A meeting amongst all 20 Premier League clubs is being held this week, with major changes on the table being proposed to the Premier League’s FFP rules to align them with UEFA’s newly introduced cost control measures.

The current £105 million cap on losses over a three year period has been in place since 2013, and some critics of the policy believe it is outdated and out of touch with the modern game.

UEFA’s cost control measures mean that clubs competing in UEFA competitions will be limited to spending 70% of their revenue on wages and transfer fees. These proposals will allow clubs who are not competing in European competition more freedom, they will be able to spend 85% of their revenue on wages and transfer fees.

Sources have told iNews this is to allow them the ability to spend more and attempt to catch up with the previous year’s top six. The new rules are an attempt to curb the rate at which wage levels have risen, and according to UEFA President Alexander Ceferin to “ensure clubs are sustainable moving forward”.

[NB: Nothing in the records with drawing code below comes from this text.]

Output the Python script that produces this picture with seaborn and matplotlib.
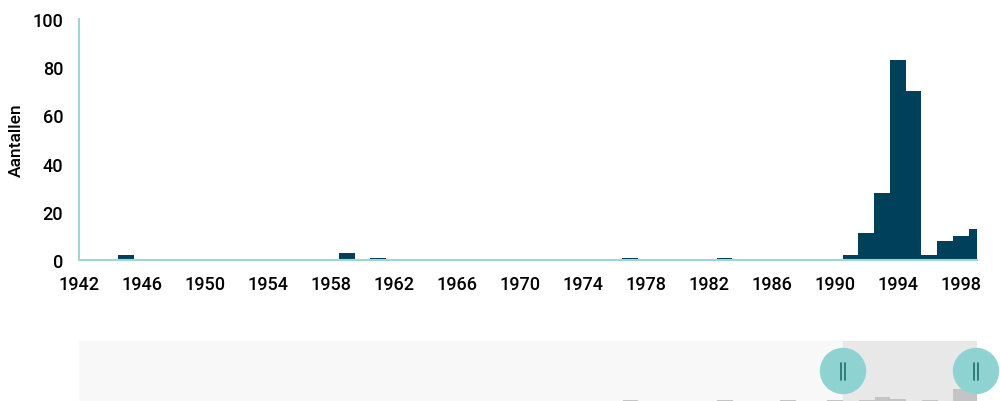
import matplotlib
matplotlib.use("Agg")
import matplotlib.pyplot as plt
import seaborn as sns
from matplotlib.patches import Ellipse, Rectangle
from matplotlib.lines import Line2D

# jaartallen en aantallen (hoofdgrafiek)
years = [1945, 1959, 1961, 1977, 1983, 1991, 1992, 1993, 1994, 1995, 1996, 1997, 1998, 1999]
counts = [2, 3, 1, 1, 1, 2, 11, 28, 83, 70, 2, 8, 10, 13]

# navigator-reeks (alleen de bovenkant valt binnen beeld)
nav_years = [1977, 1983, 1987, 1990, 1992, 1993, 1994, 1996, 1998, 1999]
nav_counts = [1, 1, 1, 2, 2, 6, 3, 2, 20, 23]

x_ticks = list(range(1942, 1999, 4))
y_ticks = [0, 20, 40, 60, 80, 100]

BAR = "#00405a"
AXIS = "#9fd6d3"
HANDLE = "#8ed3d2"

sns.set_theme(style="white")
plt.rcParams["font.family"] = ["Roboto", "DejaVu Sans"]

W, H = 1000, 402
fig = plt.figure(figsize=(W / 100, H / 100), dpi=100)


def fx(px):
    return px / W


def fy(py):
    return 1 - py / H


# hoofdgrafiek
ax = fig.add_axes([fx(79), fy(261), fx(976.5) - fx(79), fy(20) - fy(261)])
sns.histplot(x=years, weights=counts, discrete=True, color=BAR, alpha=1,
             edgecolor=BAR, linewidth=0, ax=ax)
ax.set_xlim(1942, 1999)
ax.set_ylim(0, 100)
ax.set_xticks(x_ticks)
ax.set_yticks(y_ticks)
ax.set_xlabel("")
ax.set_ylabel("Aantallen", fontsize=12.5, fontweight="medium", color="black", labelpad=6)
for s in ["top", "right"]:
    ax.spines[s].set_visible(False)
for s in ["left", "bottom"]:
    ax.spines[s].set_color(AXIS)
    ax.spines[s].set_linewidth(1.5)
ax.tick_params(axis="both", which="both", length=6.5, width=1.5, color=AXIS,
               labelsize=13, labelcolor="black", direction="out")
ax.tick_params(axis="x", pad=4)
ax.tick_params(axis="y", pad=5)
for lab in ax.get_xticklabels() + ax.get_yticklabels():
    lab.set_fontweight("medium")
ax.grid(False)

# navigator
nav = fig.add_axes([fx(79), fy(402), fx(977) - fx(79), fy(342) - fy(402)])
nav.add_patch(Rectangle((1942, 0), 1999 - 1942, 100, color="#f8f8f8", zorder=0))
nav.add_patch(Rectangle((1990.5, 0), 1999 - 1990.5, 100, color="#e8e8e8", zorder=0))
sns.histplot(x=nav_years, weights=nav_counts, discrete=True, color="#c4c4c4",
             alpha=1, linewidth=0, ax=nav)
nav.set_xlim(1942, 1999)
nav.set_ylim(0, 100)
nav.set_axis_off()

# handvatten
for hx in [843, 976]:
    fig.patches.append(Ellipse((fx(hx), fy(372)), 45 / W, 45 / H,
                               transform=fig.transFigure, color=HANDLE, zorder=5))
    for dx in [-2, 2]:
        fig.lines.append(Line2D([fx(hx + dx)] * 2, [fy(364), fy(381)],
                                transform=fig.transFigure, color="#1e6e6e",
                                linewidth=1.2, zorder=6))

fig.savefig("out.png", dpi=100)
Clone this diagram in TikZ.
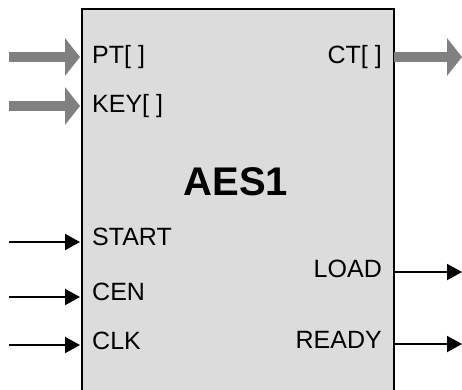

Manchester City’s revenue for 2023 was over £700 million, if the new rules are to be introduced, this will mean they will be able to spend £490 million on transfers and wages. These regulations will be bad news for clubs like West Ham, Newcastle and Aston Villa according to football finance expert Kieran Maguire.

Maguire told iNews that it could become increasingly challenging for club’s outside of the elite/top six to break into it. West Ham’s turnover for last season was around £236.7 million meaning the club would have significantly less ability to spend on transfer fees and player wages.

The Hammers were placed on UEFA’s FFP watch list at the end of 2022, and in what was a quiet January transfer window across the board, the club had to sell players to buy, with Kalvin Phillips on loan being the only addition.

iNews claims the proposed changes could be introduced in time for the summer transfer window, and it will certainly be interesting to see how, if introduced, they will impact West Ham’s transfer business and ability to complete deals moving forward.